_BRIEF_
Your task is to transcribe all of the data below exactly, omitting the images.
-- Begin --
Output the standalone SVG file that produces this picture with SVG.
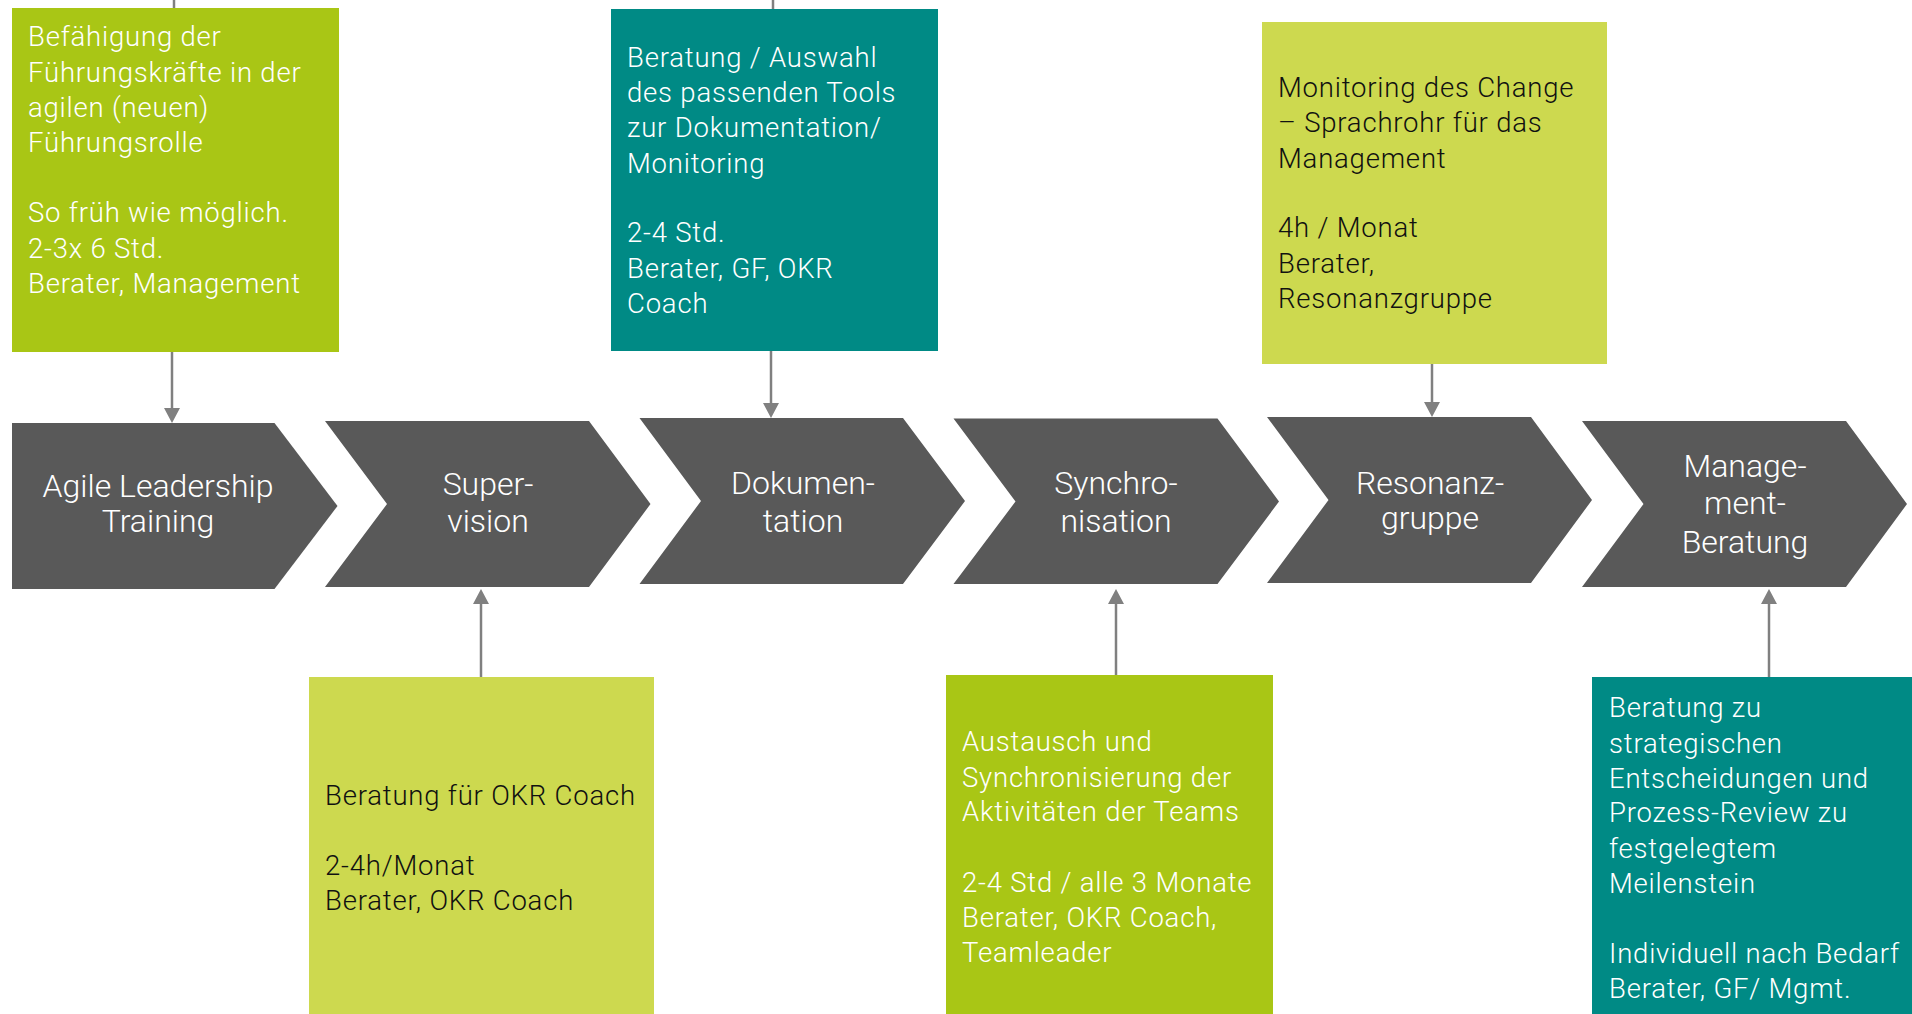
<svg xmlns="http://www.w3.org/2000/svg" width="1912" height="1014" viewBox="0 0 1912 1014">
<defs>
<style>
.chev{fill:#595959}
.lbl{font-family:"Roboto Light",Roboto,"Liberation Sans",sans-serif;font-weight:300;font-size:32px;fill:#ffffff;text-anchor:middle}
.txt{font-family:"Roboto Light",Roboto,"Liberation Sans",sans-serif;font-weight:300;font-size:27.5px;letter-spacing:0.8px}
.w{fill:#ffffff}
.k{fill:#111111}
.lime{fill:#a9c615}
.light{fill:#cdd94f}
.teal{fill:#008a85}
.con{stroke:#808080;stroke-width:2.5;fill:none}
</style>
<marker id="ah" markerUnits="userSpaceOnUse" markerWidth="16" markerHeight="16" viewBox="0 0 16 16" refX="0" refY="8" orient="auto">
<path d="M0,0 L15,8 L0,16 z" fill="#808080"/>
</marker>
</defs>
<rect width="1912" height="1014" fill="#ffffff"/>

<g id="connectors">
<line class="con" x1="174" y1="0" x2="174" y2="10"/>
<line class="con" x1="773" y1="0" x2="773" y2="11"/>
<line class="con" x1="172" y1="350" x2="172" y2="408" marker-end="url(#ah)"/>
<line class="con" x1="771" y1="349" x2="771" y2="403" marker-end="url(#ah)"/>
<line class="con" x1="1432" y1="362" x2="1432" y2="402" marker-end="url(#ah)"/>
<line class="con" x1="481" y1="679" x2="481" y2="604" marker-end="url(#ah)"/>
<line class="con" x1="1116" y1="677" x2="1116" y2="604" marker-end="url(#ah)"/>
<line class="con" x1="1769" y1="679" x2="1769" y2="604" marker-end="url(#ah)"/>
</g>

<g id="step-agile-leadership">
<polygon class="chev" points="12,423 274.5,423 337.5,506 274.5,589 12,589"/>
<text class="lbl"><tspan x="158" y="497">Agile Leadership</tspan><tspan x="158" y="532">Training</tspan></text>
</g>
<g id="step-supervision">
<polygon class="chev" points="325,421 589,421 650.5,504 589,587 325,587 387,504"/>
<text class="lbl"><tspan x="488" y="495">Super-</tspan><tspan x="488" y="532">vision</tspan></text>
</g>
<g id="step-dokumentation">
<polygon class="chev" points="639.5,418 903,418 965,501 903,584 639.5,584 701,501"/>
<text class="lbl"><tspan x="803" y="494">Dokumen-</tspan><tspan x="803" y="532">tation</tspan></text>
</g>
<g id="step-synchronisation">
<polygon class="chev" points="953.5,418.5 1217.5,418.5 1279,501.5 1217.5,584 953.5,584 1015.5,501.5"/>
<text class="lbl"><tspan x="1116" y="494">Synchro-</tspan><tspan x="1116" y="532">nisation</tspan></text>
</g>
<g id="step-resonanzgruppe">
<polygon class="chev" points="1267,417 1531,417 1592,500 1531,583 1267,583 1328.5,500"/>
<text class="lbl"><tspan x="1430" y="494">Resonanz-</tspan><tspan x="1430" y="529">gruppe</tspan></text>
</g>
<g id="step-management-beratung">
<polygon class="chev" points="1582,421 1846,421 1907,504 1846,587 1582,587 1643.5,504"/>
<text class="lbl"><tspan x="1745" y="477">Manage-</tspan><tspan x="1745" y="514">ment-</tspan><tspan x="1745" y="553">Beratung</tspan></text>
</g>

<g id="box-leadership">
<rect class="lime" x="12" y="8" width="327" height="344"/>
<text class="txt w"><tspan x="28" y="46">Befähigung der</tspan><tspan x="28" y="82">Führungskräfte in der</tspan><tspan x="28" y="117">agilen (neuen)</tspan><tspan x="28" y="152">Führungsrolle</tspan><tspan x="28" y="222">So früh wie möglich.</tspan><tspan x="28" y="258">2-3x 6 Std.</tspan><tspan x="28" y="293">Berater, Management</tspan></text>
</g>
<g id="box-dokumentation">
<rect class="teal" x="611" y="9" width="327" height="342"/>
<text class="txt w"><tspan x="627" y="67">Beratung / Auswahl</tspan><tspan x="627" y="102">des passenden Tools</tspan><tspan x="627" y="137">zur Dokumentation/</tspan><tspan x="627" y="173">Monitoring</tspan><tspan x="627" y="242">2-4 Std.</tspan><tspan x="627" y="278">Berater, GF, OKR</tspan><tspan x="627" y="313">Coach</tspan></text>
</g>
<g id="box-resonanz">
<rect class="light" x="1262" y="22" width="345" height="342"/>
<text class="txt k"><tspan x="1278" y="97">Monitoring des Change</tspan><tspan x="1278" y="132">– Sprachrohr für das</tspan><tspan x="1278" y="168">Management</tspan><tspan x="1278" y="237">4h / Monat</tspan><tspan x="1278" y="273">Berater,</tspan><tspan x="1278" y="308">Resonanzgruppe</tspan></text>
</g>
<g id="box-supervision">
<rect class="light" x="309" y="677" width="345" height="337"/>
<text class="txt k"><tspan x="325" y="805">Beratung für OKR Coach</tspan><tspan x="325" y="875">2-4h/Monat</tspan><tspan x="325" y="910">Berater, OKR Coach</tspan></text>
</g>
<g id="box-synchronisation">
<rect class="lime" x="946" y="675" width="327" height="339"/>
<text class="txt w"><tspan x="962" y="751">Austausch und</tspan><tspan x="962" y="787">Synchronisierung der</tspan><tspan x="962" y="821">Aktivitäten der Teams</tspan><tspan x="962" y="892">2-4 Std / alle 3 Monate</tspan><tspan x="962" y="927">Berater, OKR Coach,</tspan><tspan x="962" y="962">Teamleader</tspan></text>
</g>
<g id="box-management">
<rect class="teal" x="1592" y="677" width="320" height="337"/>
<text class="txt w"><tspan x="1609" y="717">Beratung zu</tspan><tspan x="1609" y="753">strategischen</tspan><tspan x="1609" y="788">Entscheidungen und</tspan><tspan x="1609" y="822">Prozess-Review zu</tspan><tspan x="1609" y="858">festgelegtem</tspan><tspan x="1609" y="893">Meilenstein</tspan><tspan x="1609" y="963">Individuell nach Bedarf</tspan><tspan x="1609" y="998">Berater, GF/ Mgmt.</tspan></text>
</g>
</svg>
-- End --
_TASK RESPONSE_
Output the standalone SVG file that produces this picture with SVG.
<svg xmlns="http://www.w3.org/2000/svg" width="1912" height="1014" viewBox="0 0 1912 1014">
<defs>
<style>
.chev{fill:#595959}
.lbl{font-family:"Roboto Light",Roboto,"Liberation Sans",sans-serif;font-weight:300;font-size:32px;fill:#ffffff;text-anchor:middle}
.txt{font-family:"Roboto Light",Roboto,"Liberation Sans",sans-serif;font-weight:300;font-size:27.5px;letter-spacing:0.8px}
.w{fill:#ffffff}
.k{fill:#111111}
.lime{fill:#a9c615}
.light{fill:#cdd94f}
.teal{fill:#008a85}
.con{stroke:#808080;stroke-width:2.5;fill:none}
</style>
<marker id="ah" markerUnits="userSpaceOnUse" markerWidth="16" markerHeight="16" viewBox="0 0 16 16" refX="0" refY="8" orient="auto">
<path d="M0,0 L15,8 L0,16 z" fill="#808080"/>
</marker>
</defs>
<rect width="1912" height="1014" fill="#ffffff"/>

<g id="connectors">
<line class="con" x1="174" y1="0" x2="174" y2="10"/>
<line class="con" x1="773" y1="0" x2="773" y2="11"/>
<line class="con" x1="172" y1="350" x2="172" y2="408" marker-end="url(#ah)"/>
<line class="con" x1="771" y1="349" x2="771" y2="403" marker-end="url(#ah)"/>
<line class="con" x1="1432" y1="362" x2="1432" y2="402" marker-end="url(#ah)"/>
<line class="con" x1="481" y1="679" x2="481" y2="604" marker-end="url(#ah)"/>
<line class="con" x1="1116" y1="677" x2="1116" y2="604" marker-end="url(#ah)"/>
<line class="con" x1="1769" y1="679" x2="1769" y2="604" marker-end="url(#ah)"/>
</g>

<g id="step-agile-leadership">
<polygon class="chev" points="12,423 274.5,423 337.5,506 274.5,589 12,589"/>
<text class="lbl"><tspan x="158" y="497">Agile Leadership</tspan><tspan x="158" y="532">Training</tspan></text>
</g>
<g id="step-supervision">
<polygon class="chev" points="325,421 589,421 650.5,504 589,587 325,587 387,504"/>
<text class="lbl"><tspan x="488" y="495">Super-</tspan><tspan x="488" y="532">vision</tspan></text>
</g>
<g id="step-dokumentation">
<polygon class="chev" points="639.5,418 903,418 965,501 903,584 639.5,584 701,501"/>
<text class="lbl"><tspan x="803" y="494">Dokumen-</tspan><tspan x="803" y="532">tation</tspan></text>
</g>
<g id="step-synchronisation">
<polygon class="chev" points="953.5,418.5 1217.5,418.5 1279,501.5 1217.5,584 953.5,584 1015.5,501.5"/>
<text class="lbl"><tspan x="1116" y="494">Synchro-</tspan><tspan x="1116" y="532">nisation</tspan></text>
</g>
<g id="step-resonanzgruppe">
<polygon class="chev" points="1267,417 1531,417 1592,500 1531,583 1267,583 1328.5,500"/>
<text class="lbl"><tspan x="1430" y="494">Resonanz-</tspan><tspan x="1430" y="529">gruppe</tspan></text>
</g>
<g id="step-management-beratung">
<polygon class="chev" points="1582,421 1846,421 1907,504 1846,587 1582,587 1643.5,504"/>
<text class="lbl"><tspan x="1745" y="477">Manage-</tspan><tspan x="1745" y="514">ment-</tspan><tspan x="1745" y="553">Beratung</tspan></text>
</g>

<g id="box-leadership">
<rect class="lime" x="12" y="8" width="327" height="344"/>
<text class="txt w"><tspan x="28" y="46">Befähigung der</tspan><tspan x="28" y="82">Führungskräfte in der</tspan><tspan x="28" y="117">agilen (neuen)</tspan><tspan x="28" y="152">Führungsrolle</tspan><tspan x="28" y="222">So früh wie möglich.</tspan><tspan x="28" y="258">2-3x 6 Std.</tspan><tspan x="28" y="293">Berater, Management</tspan></text>
</g>
<g id="box-dokumentation">
<rect class="teal" x="611" y="9" width="327" height="342"/>
<text class="txt w"><tspan x="627" y="67">Beratung / Auswahl</tspan><tspan x="627" y="102">des passenden Tools</tspan><tspan x="627" y="137">zur Dokumentation/</tspan><tspan x="627" y="173">Monitoring</tspan><tspan x="627" y="242">2-4 Std.</tspan><tspan x="627" y="278">Berater, GF, OKR</tspan><tspan x="627" y="313">Coach</tspan></text>
</g>
<g id="box-resonanz">
<rect class="light" x="1262" y="22" width="345" height="342"/>
<text class="txt k"><tspan x="1278" y="97">Monitoring des Change</tspan><tspan x="1278" y="132">– Sprachrohr für das</tspan><tspan x="1278" y="168">Management</tspan><tspan x="1278" y="237">4h / Monat</tspan><tspan x="1278" y="273">Berater,</tspan><tspan x="1278" y="308">Resonanzgruppe</tspan></text>
</g>
<g id="box-supervision">
<rect class="light" x="309" y="677" width="345" height="337"/>
<text class="txt k"><tspan x="325" y="805">Beratung für OKR Coach</tspan><tspan x="325" y="875">2-4h/Monat</tspan><tspan x="325" y="910">Berater, OKR Coach</tspan></text>
</g>
<g id="box-synchronisation">
<rect class="lime" x="946" y="675" width="327" height="339"/>
<text class="txt w"><tspan x="962" y="751">Austausch und</tspan><tspan x="962" y="787">Synchronisierung der</tspan><tspan x="962" y="821">Aktivitäten der Teams</tspan><tspan x="962" y="892">2-4 Std / alle 3 Monate</tspan><tspan x="962" y="927">Berater, OKR Coach,</tspan><tspan x="962" y="962">Teamleader</tspan></text>
</g>
<g id="box-management">
<rect class="teal" x="1592" y="677" width="320" height="337"/>
<text class="txt w"><tspan x="1609" y="717">Beratung zu</tspan><tspan x="1609" y="753">strategischen</tspan><tspan x="1609" y="788">Entscheidungen und</tspan><tspan x="1609" y="822">Prozess-Review zu</tspan><tspan x="1609" y="858">festgelegtem</tspan><tspan x="1609" y="893">Meilenstein</tspan><tspan x="1609" y="963">Individuell nach Bedarf</tspan><tspan x="1609" y="998">Berater, GF/ Mgmt.</tspan></text>
</g>
</svg>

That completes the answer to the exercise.